Fashion / Style File

Rag & Bone Turns Fashion Into Performance Art Thanks to Unconventional Founder

Who Needs a Boring Runway Show?

BY // 10.04.19

NEW YORK — Having to compete for social media attention and hoping to break through the clutter, just about every designer at New York Fashion Week decided to create an attention-getting extravaganza. For his return to the runway for the first time in three years, Rag & Bone co-founder Marcus Wainwright  joined the crowd and decided to do things in a big way.

Previously, Wainwright had declared that a traditional runway show was a boring event, so he tried new things like a photography exhibition and a dinner party where mimes led guests through a series of rooms to showcase the brand.

To present his spring 2020 collection, he returned to a runway show but it was anything but traditional. He called it “Contrasts & Perspectives,” and enlisted Atoms for Peace drummers Joey Waronker and Mauro Refosco to perform, along with the Brooklyn Youth Chorus, and two modern dancers who tumbled in synch on the circular runway to a piece choreographed by Damien Jalet. A watchful UR10 robot stationed on the catwalk captured the action on a live feed that was broadcast on large screens throughout the venue.

It was premier performance art, with a fashion show as an added attraction.

Unlike most designers, Wainwright said there was no inspiration for his spring 2020 collection. Instead, he just created cool casual clothes for women and men to wear. A lot of it is unisex, so couples of any variety can shop together and even raid each other’s closets.

With the collection,”you can go to Rag & Bone and be anyone you want to be,” he told Vogue.

The collection combines American workwear and English-inspired tailoring, along with some preppy styles. Wainwright livens up the looks with track stripes on suit pants, vests and cargo pants in a bright safety orange color, trench coats and double-breasted in military green fabric with brass buttons, and cigarette pants made of shiny vinyl.

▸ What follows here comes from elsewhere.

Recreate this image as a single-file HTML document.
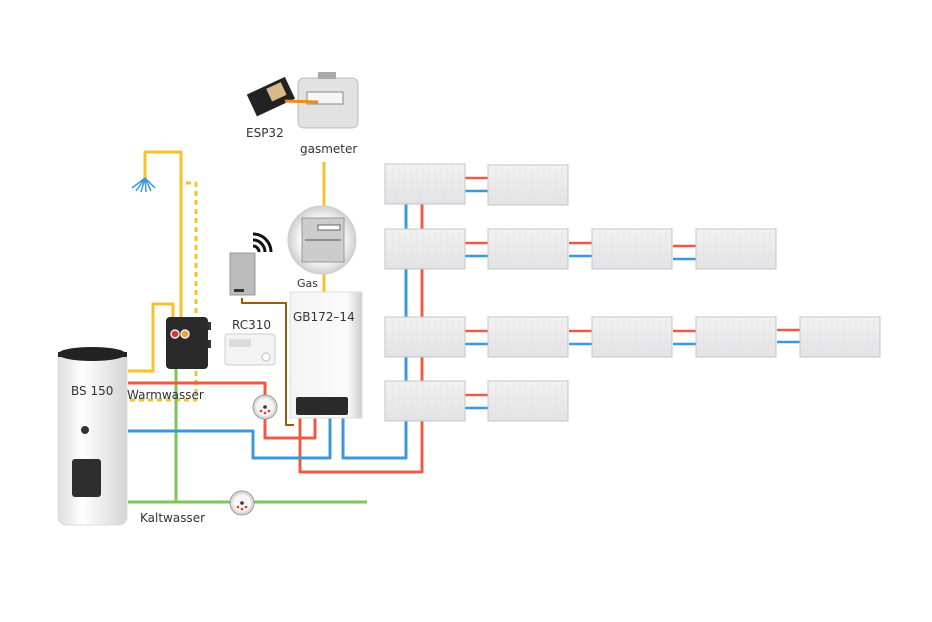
<!DOCTYPE html>
<html><head><meta charset="utf-8"><style>
html,body{margin:0;padding:0;background:#fff;width:932px;height:622px;overflow:hidden}
svg{display:block}
text{font-family:"DejaVu Sans","Liberation Sans",sans-serif;fill:#333}
</style></head><body>
<svg width="932" height="622" viewBox="0 0 932 622" xmlns="http://www.w3.org/2000/svg">
<defs>
<linearGradient id="tank" x1="0" x2="1"><stop offset="0" stop-color="#ddd"/><stop offset=".35" stop-color="#fff"/><stop offset="1" stop-color="#d4d4d4"/></linearGradient>
<linearGradient id="rad" x1="0" y1="0" x2="0" y2="1"><stop offset="0" stop-color="#f2f2f2"/><stop offset="1" stop-color="#e2e2e4"/></linearGradient>
<linearGradient id="boil" x1="0" x2="1"><stop offset="0" stop-color="#f4f4f4"/><stop offset=".8" stop-color="#fafafa"/><stop offset="1" stop-color="#ccc"/></linearGradient>
<radialGradient id="gm"><stop offset=".6" stop-color="#fff"/><stop offset="1" stop-color="#cfcfcf"/></radialGradient>
<g id="r"><rect x="0" y="0" width="80" height="40" fill="url(#rad)" stroke="#c4c4c6"/>
<path d="M8 2v36M14 2v36M20 2v36M26 2v36M32 2v36M38 2v36M44 2v36M50 2v36M56 2v36M62 2v36M68 2v36M74 2v36" stroke="#e6e6e8" stroke-width="1"/></g>
<g id="wm"><circle r="12" fill="#ddd" stroke="#999"/><circle r="9" fill="#f5f5f5"/><circle r="1.8" fill="#333"/><circle cx="-4" cy="4" r="1.3" fill="#e33"/><circle cx="0" cy="6" r="1.3" fill="#e33"/><circle cx="4" cy="4" r="1.3" fill="#e33"/></g>
</defs>
<g fill="none" stroke-width="3" stroke-linejoin="round">
<path d="M145 183V152H181V318" stroke="#f6c22b"/>
<path d="M128 371H153V304H173V318" stroke="#f6c22b"/>
<path d="M186 183H196V400H128" stroke="#f6c22b" stroke-dasharray="5 4"/>
<path d="M324 162V295" stroke="#f6c22b"/>
<path d="M176 368V502M128 502H367" stroke="#7cc55a"/>
<path d="M128 383H265V438H315V418" stroke="#ee5b45"/>
<path d="M300 418V472H422V200" stroke="#ee5b45"/>
<path d="M128 431H253V458H330V418" stroke="#3c98d8"/>
<path d="M343 418V458H406V200" stroke="#3c98d8"/>
<path d="M242 298V303H286V425H294" stroke="#9a5a10" stroke-width="2"/>
</g>
<g stroke-width="2.5" fill="none">
<path d="M465 178H488M465 243H488M569 243H592M673 246H696M465 331H488M569 331H592M673 331H696M777 330H800M465 395H488" stroke="#ee5b45"/>
<path d="M465 191H488M465 256H488M569 256H592M673 259H696M465 344H488M569 344H592M673 344H696M777 342H800M465 408H488" stroke="#3c98d8"/>
</g>
<use href="#r" x="385" y="164"/><use href="#r" x="488" y="165"/>
<use href="#r" x="385" y="229"/><use href="#r" x="488" y="229"/><use href="#r" x="592" y="229"/><use href="#r" x="696" y="229"/>
<use href="#r" x="385" y="317"/><use href="#r" x="488" y="317"/><use href="#r" x="592" y="317"/><use href="#r" x="696" y="317"/><use href="#r" x="800" y="317"/>
<use href="#r" x="385" y="381"/><use href="#r" x="488" y="381"/>
<rect x="58" y="352" width="69" height="173" rx="8" fill="url(#tank)" stroke="#ddd"/>
<ellipse cx="92" cy="354" rx="34" ry="7" fill="#222"/>
<rect x="58" y="352" width="69" height="5" fill="#222"/>
<text x="71" y="395" font-size="12">BS 150</text>
<circle cx="85" cy="430" r="4" fill="#333"/>
<rect x="72" y="459" width="29" height="38" rx="3" fill="#2e2e2e"/>
<g stroke="#3c98d8" stroke-width="1.5"><path d="M145 178L132 188M145 178L136 191M145 178L141 192M145 178L146 192M145 178L151 191M145 178L155 188"/></g>
<rect x="166" y="317" width="42" height="52" rx="4" fill="#2a2a2a"/>
<rect x="207" y="322" width="4" height="8" fill="#333"/><rect x="207" y="340" width="4" height="8" fill="#333"/>
<circle cx="175" cy="334" r="4" fill="#d33" stroke="#eee" stroke-width="1.5"/>
<circle cx="185" cy="334" r="4" fill="#e9a33a" stroke="#eee" stroke-width="1.5"/>
<use href="#wm" x="265" y="407"/>
<use href="#wm" x="242" y="503"/>
<rect x="230" y="253" width="25" height="42" fill="#bbb" stroke="#999"/>
<rect x="234" y="289" width="10" height="3" fill="#333"/>
<g fill="none" stroke="#111" stroke-width="3"><path d="M253 246a6 6 0 0 1 6 6M253 240a12 12 0 0 1 12 12M253 234a18 18 0 0 1 18 18"/></g>
<rect x="225" y="334" width="50" height="31" rx="3" fill="#f3f3f3" stroke="#ccc"/>
<rect x="229" y="339" width="22" height="8" fill="#ddd"/>
<circle cx="266" cy="357" r="4" fill="#fff" stroke="#bbb"/>
<text x="232" y="329" font-size="12">RC310</text>
<rect x="290" y="292" width="72" height="126" fill="url(#boil)" stroke="#ddd"/>
<rect x="296" y="397" width="52" height="18" rx="2" fill="#2a2a2a"/>
<text x="293" y="321" font-size="12">GB172–14</text>
<text x="297" y="287" font-size="11">Gas</text>
<circle cx="322" cy="240" r="34" fill="url(#gm)" stroke="#ccc"/>
<rect x="302" y="218" width="42" height="44" fill="#ccc" stroke="#999"/>
<rect x="318" y="225" width="22" height="5" fill="#fff" stroke="#666"/>
<line x1="305" y1="240" x2="341" y2="240" stroke="#555"/>
<rect x="298" y="78" width="60" height="50" rx="6" fill="#e2e2e2" stroke="#bbb"/>
<rect x="318" y="72" width="18" height="7" fill="#aaa"/>
<rect x="307" y="92" width="36" height="12" fill="#f6f6f6" stroke="#888"/>
<g transform="rotate(-25 270 97)"><rect x="250" y="85" width="42" height="24" fill="#222"/><rect x="270" y="88" width="16" height="14" fill="#d9b98a"/></g>
<line x1="285" y1="101" x2="318" y2="102" stroke="#f08a1c" stroke-width="3"/>
<text x="246" y="137" font-size="12">ESP32</text>
<text x="300" y="153" font-size="12">gasmeter</text>
<text x="127" y="399" font-size="12">Warmwasser</text>
<text x="140" y="522" font-size="12">Kaltwasser</text>
</svg>
</body></html>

Women’s suits made of menswear fabric opened and closed the show — the first model wore a three-piece navy pinstripe suit with red track strips along the side of the pants and the last model sported a camel-colored pinstripe suit with an elastic waist. Denim jeans with patch decals, cargo pants with track strips, navy blazers worn with blue-and-white striped shirts, and V-neck tennis sweaters also could be a staple for either sex, which could make shopping together a date night option.